**To do**
Exactly the lines from the first line of the records to the line holding "const minorMultipliers = [2, 3, 4, 5, 6, 7, 8, 9];" should be duplicated, and nothing more; pictures stay out.

====================

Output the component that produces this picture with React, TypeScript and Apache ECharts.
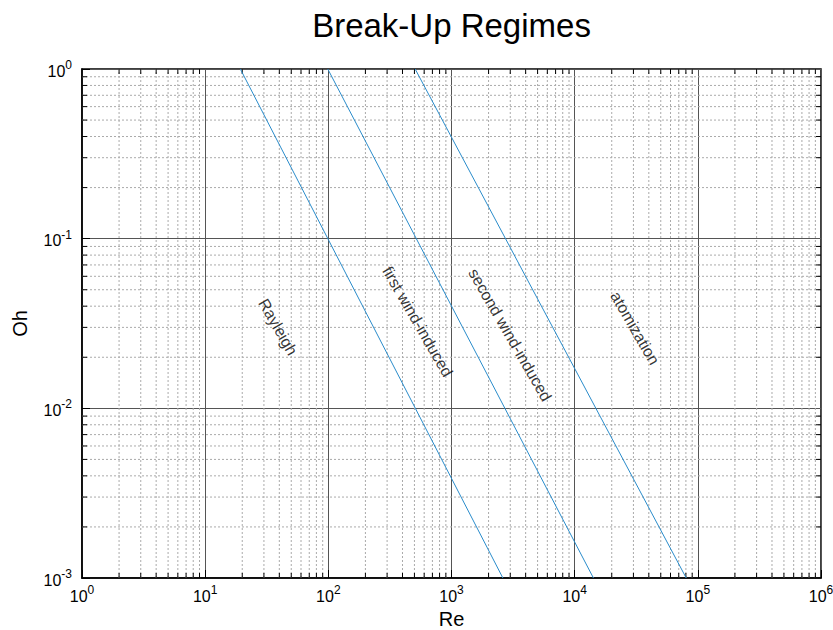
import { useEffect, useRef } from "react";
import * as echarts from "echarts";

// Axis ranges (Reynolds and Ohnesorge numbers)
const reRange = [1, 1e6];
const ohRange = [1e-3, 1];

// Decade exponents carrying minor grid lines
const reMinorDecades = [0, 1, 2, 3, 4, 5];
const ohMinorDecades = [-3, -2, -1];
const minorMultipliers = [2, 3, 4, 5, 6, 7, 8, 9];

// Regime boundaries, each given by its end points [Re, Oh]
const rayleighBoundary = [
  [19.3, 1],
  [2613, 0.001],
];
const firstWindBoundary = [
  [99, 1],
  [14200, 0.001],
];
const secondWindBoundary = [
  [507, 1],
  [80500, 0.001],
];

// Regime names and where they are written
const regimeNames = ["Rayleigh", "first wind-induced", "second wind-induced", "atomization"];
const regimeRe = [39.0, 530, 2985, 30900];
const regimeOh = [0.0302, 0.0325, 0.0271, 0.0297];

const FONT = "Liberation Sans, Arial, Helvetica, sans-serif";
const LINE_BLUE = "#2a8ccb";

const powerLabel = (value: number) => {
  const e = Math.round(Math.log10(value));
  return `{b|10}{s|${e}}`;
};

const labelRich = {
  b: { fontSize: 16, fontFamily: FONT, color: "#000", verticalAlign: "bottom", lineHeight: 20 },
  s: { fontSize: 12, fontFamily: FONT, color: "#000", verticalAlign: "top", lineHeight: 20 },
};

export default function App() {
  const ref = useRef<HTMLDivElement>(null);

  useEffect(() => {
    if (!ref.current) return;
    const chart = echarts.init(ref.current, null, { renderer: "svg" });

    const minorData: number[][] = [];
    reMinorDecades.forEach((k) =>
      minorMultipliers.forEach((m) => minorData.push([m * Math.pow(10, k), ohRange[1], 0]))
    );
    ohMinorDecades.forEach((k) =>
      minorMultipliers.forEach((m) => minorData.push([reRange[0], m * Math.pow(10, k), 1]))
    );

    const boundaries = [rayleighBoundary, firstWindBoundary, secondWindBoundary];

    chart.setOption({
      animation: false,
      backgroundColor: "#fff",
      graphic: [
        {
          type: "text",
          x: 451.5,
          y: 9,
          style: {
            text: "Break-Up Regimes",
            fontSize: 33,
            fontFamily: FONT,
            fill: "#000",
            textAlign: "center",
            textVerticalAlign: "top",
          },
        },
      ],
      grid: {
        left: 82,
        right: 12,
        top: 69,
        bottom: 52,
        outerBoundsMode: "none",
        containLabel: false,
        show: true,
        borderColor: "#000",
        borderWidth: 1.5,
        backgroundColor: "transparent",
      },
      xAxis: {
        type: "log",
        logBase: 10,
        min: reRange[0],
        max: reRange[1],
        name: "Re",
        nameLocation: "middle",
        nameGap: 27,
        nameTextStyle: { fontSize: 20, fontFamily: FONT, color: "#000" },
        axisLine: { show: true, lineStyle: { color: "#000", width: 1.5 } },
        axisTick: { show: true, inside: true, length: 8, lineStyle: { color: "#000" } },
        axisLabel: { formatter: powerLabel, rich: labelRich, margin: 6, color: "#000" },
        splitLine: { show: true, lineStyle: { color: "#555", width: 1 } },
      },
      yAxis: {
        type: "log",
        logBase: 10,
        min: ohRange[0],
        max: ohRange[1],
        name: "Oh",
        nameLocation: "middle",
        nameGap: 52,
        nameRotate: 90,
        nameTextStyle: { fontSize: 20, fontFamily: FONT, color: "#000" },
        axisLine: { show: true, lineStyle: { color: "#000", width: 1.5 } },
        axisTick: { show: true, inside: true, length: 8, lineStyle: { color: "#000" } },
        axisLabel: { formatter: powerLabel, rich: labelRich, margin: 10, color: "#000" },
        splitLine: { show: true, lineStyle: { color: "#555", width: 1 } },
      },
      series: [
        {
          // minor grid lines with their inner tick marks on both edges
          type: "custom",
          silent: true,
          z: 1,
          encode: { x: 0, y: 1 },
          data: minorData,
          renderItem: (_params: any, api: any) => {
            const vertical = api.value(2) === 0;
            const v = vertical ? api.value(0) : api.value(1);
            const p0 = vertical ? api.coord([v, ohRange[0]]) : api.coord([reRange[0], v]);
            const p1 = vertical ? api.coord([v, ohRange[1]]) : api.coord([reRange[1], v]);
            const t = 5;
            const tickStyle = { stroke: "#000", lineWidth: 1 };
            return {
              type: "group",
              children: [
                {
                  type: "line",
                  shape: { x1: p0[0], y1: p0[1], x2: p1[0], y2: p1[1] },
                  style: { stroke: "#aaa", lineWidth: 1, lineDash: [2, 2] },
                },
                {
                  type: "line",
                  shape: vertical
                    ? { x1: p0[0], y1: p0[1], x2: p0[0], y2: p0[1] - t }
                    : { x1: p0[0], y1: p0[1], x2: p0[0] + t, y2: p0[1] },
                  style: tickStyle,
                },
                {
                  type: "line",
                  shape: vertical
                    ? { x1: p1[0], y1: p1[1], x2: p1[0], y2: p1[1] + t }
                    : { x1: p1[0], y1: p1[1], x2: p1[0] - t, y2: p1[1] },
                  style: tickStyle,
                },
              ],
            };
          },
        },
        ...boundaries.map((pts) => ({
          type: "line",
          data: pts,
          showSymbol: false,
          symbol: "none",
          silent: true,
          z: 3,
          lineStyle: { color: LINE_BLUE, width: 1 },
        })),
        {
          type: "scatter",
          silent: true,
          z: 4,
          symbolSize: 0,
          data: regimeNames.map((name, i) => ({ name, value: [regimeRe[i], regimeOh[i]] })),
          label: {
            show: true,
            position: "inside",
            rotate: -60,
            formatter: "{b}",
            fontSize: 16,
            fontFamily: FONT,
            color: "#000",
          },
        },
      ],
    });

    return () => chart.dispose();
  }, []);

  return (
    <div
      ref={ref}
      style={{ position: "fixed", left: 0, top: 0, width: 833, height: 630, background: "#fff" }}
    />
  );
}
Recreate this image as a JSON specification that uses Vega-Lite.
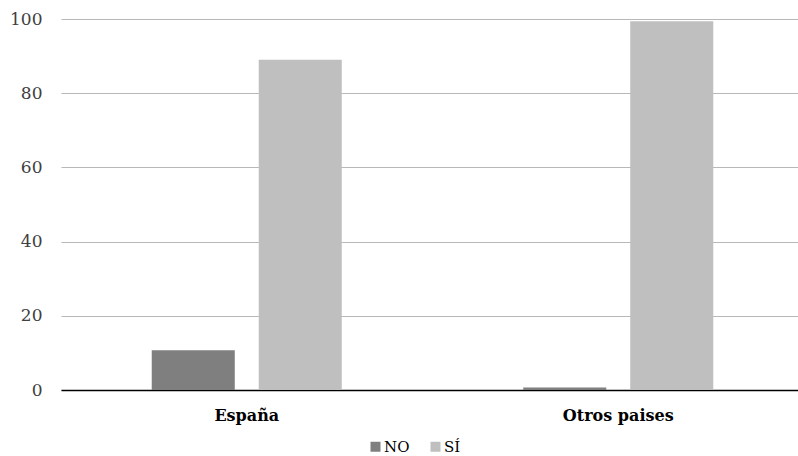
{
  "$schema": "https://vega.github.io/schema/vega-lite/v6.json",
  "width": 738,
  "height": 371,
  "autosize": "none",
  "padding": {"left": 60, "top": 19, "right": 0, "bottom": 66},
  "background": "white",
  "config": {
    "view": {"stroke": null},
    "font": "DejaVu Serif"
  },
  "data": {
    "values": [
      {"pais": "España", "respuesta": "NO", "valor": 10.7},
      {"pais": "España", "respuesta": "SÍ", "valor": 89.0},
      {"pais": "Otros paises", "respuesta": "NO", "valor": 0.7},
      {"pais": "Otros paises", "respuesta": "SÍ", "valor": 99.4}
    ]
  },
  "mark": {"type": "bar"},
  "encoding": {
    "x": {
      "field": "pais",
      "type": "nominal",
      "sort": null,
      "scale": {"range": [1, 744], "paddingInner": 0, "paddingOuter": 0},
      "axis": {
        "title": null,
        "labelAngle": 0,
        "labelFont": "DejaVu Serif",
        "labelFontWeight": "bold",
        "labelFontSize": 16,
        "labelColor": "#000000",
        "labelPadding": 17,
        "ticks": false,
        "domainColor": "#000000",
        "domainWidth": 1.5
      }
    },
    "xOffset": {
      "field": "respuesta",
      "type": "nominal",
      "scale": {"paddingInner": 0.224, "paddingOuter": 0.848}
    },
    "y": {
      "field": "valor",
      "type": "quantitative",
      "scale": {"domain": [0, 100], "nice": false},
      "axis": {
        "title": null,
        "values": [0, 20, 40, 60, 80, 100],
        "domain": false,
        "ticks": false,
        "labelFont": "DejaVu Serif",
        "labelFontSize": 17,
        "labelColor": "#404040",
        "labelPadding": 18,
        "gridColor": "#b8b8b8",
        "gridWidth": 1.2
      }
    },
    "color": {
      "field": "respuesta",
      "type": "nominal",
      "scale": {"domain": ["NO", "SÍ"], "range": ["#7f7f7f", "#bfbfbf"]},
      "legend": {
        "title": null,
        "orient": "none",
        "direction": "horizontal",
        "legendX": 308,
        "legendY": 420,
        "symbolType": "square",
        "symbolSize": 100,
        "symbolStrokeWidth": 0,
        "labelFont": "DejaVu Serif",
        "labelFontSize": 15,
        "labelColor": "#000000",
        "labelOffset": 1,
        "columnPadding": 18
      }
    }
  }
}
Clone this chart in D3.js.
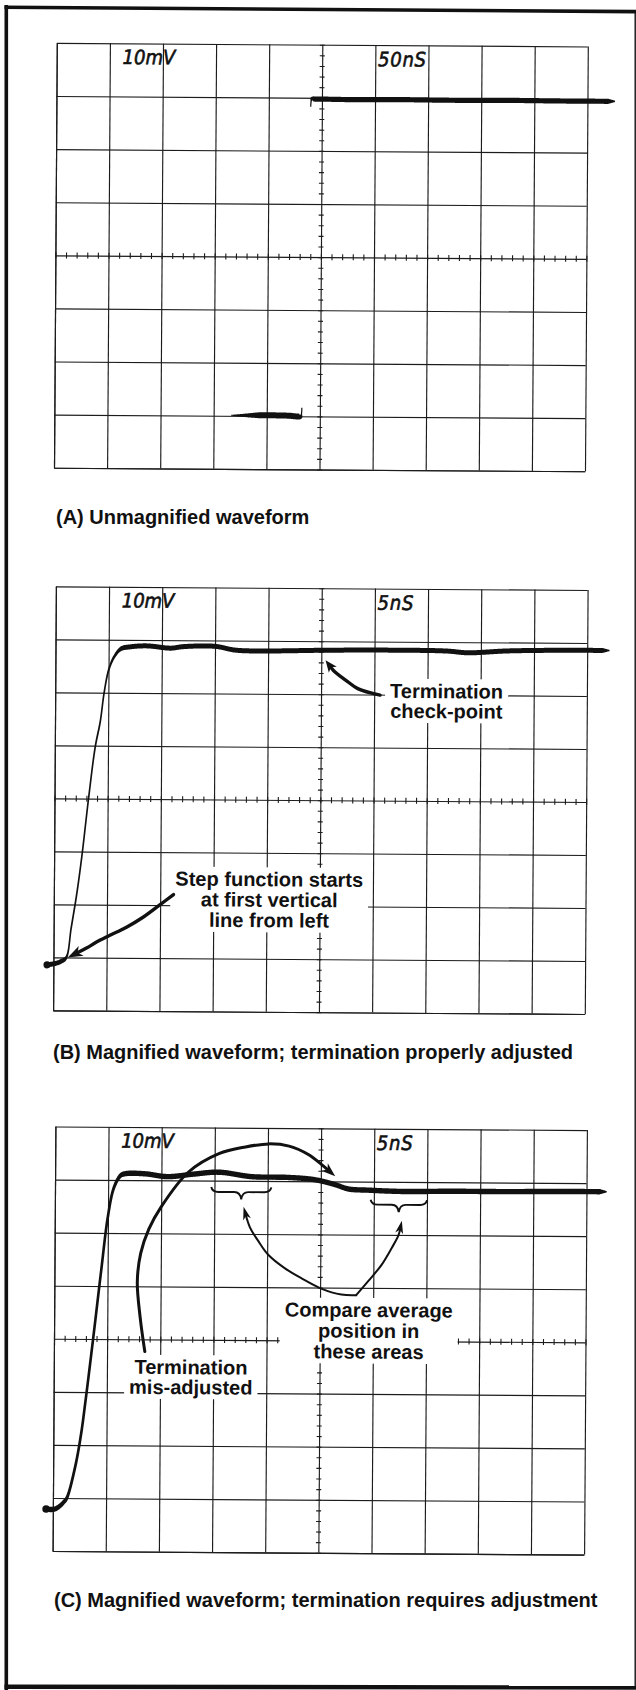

====================

**Result of the exercise**
Output the component that produces this picture with React, TypeScript and Apache ECharts.
import { useEffect, useRef } from "react";
import * as echarts from "echarts";

// Axis ranges (Reynolds and Ohnesorge numbers)
const reRange = [1, 1e6];
const ohRange = [1e-3, 1];

// Decade exponents carrying minor grid lines
const reMinorDecades = [0, 1, 2, 3, 4, 5];
const ohMinorDecades = [-3, -2, -1];
const minorMultipliers = [2, 3, 4, 5, 6, 7, 8, 9];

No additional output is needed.